Name | Units | Description | Labels | Metric source |
---|---|---|---|---|
ucp_controller_services |
number of services | The total number of Swarm services | Controller | |
ucp_engine_container_cpu_percent |
percentage | The percentage of CPU time this container is using. | container labels | Node |
ucp_engine_container_cpu_total_time_nanoseconds |
nanoseconds | Total CPU time used by this container in nanoseconds | container labels | Node |
ucp_engine_container_health |
0.0 or 1.0 | Whether or not this container is healthy, according to its healthcheck. Note that if this value is 0, it just means that the container is not reporting healthy; it might not have a healthcheck defined at all, or its healthcheck might not have returned any results yet | container labels | Node |
ucp_engine_container_memory_max_usage_bytes |
bytes | Maximum memory used by this container in bytes | container labels | Node |
ucp_engine_container_memory_usage_bytes |
bytes | Current memory used by this container in bytes | container labels | Node |
ucp_engine_container_memory_usage_percent |
percentage | Percentage of total node memory currently being used by this container | container labels | Node |
ucp_engine_container_network_rx_bytes_total |
bytes | Number of bytes received by this container on this network in the last sample | container networking labels | Node |
ucp_engine_container_network_rx_dropped_packets_total |
number of packets | Number of packets bound for this container on this network that were dropped in the last sample | container networking labels | Node |
ucp_engine_container_network_rx_errors_total |
number of errors | Number of received network errors for this container on this network in the last sample | container networking labels | Node |
ucp_engine_container_network_rx_packets_total |
number of packets | Number of received packets for this container on this network in the last sample | container networking labels | Node |
ucp_engine_container_network_tx_bytes_total |
bytes | Number of bytes sent by this container on this network in the last sample | container networking labels | Node |
ucp_engine_container_network_tx_dropped_packets_total |
number of packets | Number of packets sent from this container on this network that were dropped in the last sample | container networking labels | Node |
ucp_engine_container_network_tx_errors_total |
number of errors | Number of sent network errors for this container on this network in the last sample | container networking labels | Node |
ucp_engine_container_network_tx_packets_total |
number of packets | Number of sent packets for this container on this network in the last sample | container networking labels | Node |
ucp_engine_container_unhealth |
0.0 or 1.0 | Whether or not this container is unhealthy, according to its healthcheck.
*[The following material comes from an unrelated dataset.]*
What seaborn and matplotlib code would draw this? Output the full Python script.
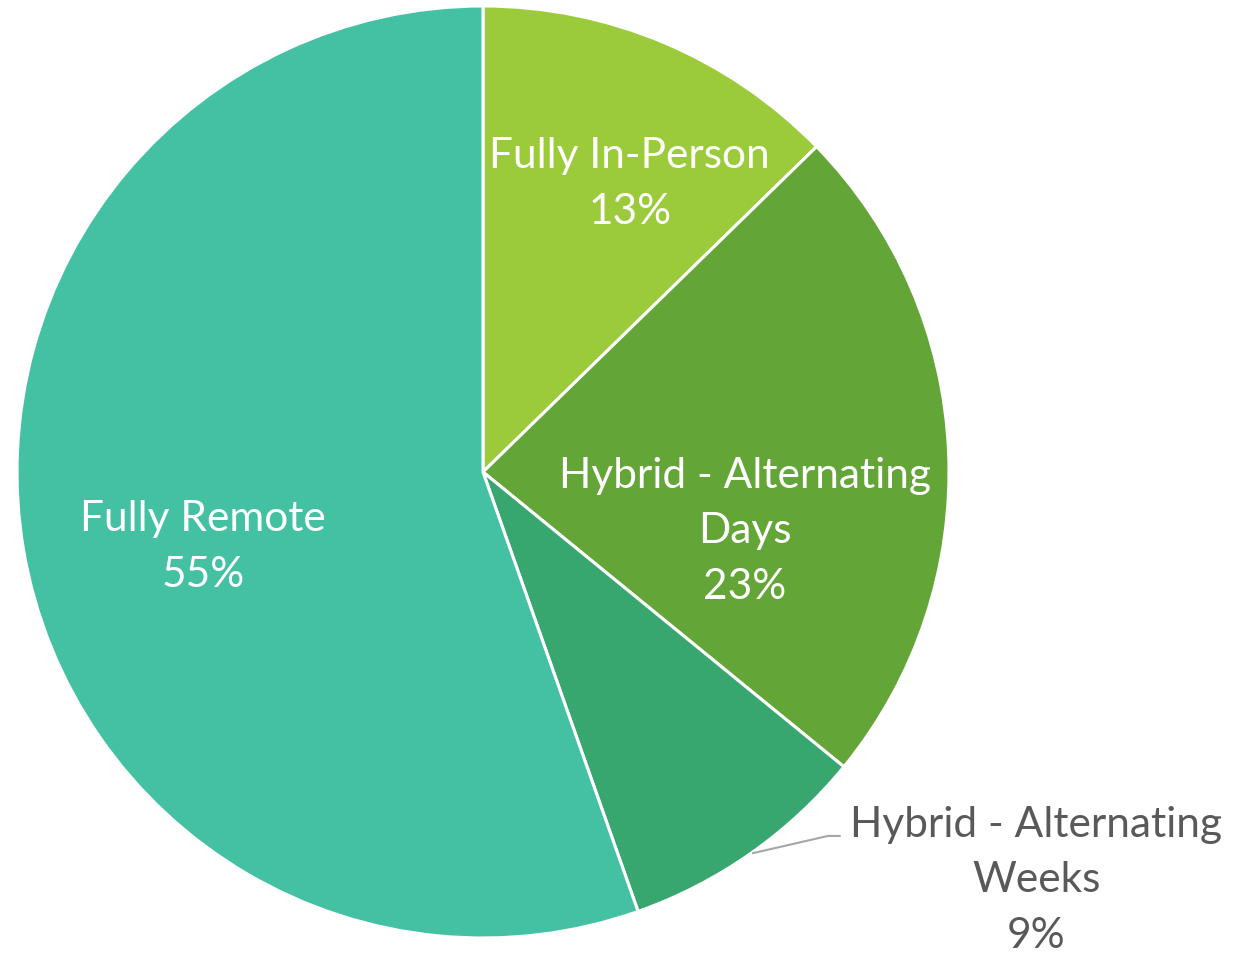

Note that if this value is 0, it just means that the container is not reporting unhealthy; it might not have a healthcheck defined at all, or its healthcheck might not have returned any results yet | container labels | Node |
ucp_engine_containers |
number of containers | Total number of containers on this node | node labels | Node |
ucp_engine_cpu_total_time_nanoseconds |
nanoseconds | System CPU time used by this container in nanoseconds | container labels | Node |
ucp_engine_disk_free_bytes |
bytes | Free disk space on the Docker root directory on this node in bytes. Note that this metric is not available for Windows nodes | node labels | Node |
ucp_engine_disk_total_bytes |
bytes | Total disk space on the Docker root directory on this node in bytes. Note that this metric is not available for Windows nodes | node labels | Node |
ucp_engine_images |
number of images | Total number of images on this node | node labels | Node |
ucp_engine_memory_total_bytes |
bytes | Total amount of memory on this node in bytes | node labels | Node |
ucp_engine_networks |
number of networks | Total number of networks on this node | node labels | Node |
ucp_engine_node_health |
0.0 or 1.0 | Whether or not this node is healthy, as determined by UCP | nodeName: node name, nodeAddr: node IP address | Controller |
ucp_engine_num_cpu_cores |
number of cores | Number of CPU cores on this node | node labels | Node |
ucp_engine_pod_container_ready |
0.0 or 1.0 | Whether or not this container in a Kubernetes pod is ready, as determined by its readiness probe. | pod labels | Controller |
ucp_engine_pod_ready |
0.0 or 1.0 | Whether or not this Kubernetes pod is ready, as determined by its readiness probe. | pod labels | Controller |
ucp_engine_volumes |
number of volumes | Total number of volumes on this node | node labels | Node |
Metrics labels
Metrics exposed by UCP in Prometheus have standardized labels, depending on the resource that they are measuring. The following table lists some of the labels that are used, along with their values:
Container labels
Label name | Value |
---|---|
collection |
The collection ID of the collection this container is in, if any |
container |
The ID of this container |
image |
The name of this container’s image |
manager |
“true” if the container’s node is a UCP manager, “false” otherwise |
name |
The name of the container |
podName |
If this container is part of a Kubernetes pod, this is the pod’s name |
podNamespace |
If this container is part of a Kubernetes pod, this is the pod’s namespace |
podContainerName |
If this container is part of a Kubernetes pod, this is the container’s name in the pod spec |
service |
If this container is part of a Swarm service, this is the service ID |
stack |
If this container is part of a Docker compose stack, this is the name of the stack |
Container networking labels
The following metrics measure network activity for a given network attached to a given container. They have the same labels as Container labels, with one addition:
Label name | Value |
---|---|
network |
The ID of the network |
Node labels
Label name | Value |
---|---|
manager |
“true” if the node is a UCP manager, “false” otherwise |
Metric source
UCP exports metrics on every node and also exports additional metrics from every controller. The metrics that are exported from controllers are cluster-scoped, for example, the total number of Swarm services. Metrics that are exported from nodes are specific to those nodes, for example, the total memory on that node.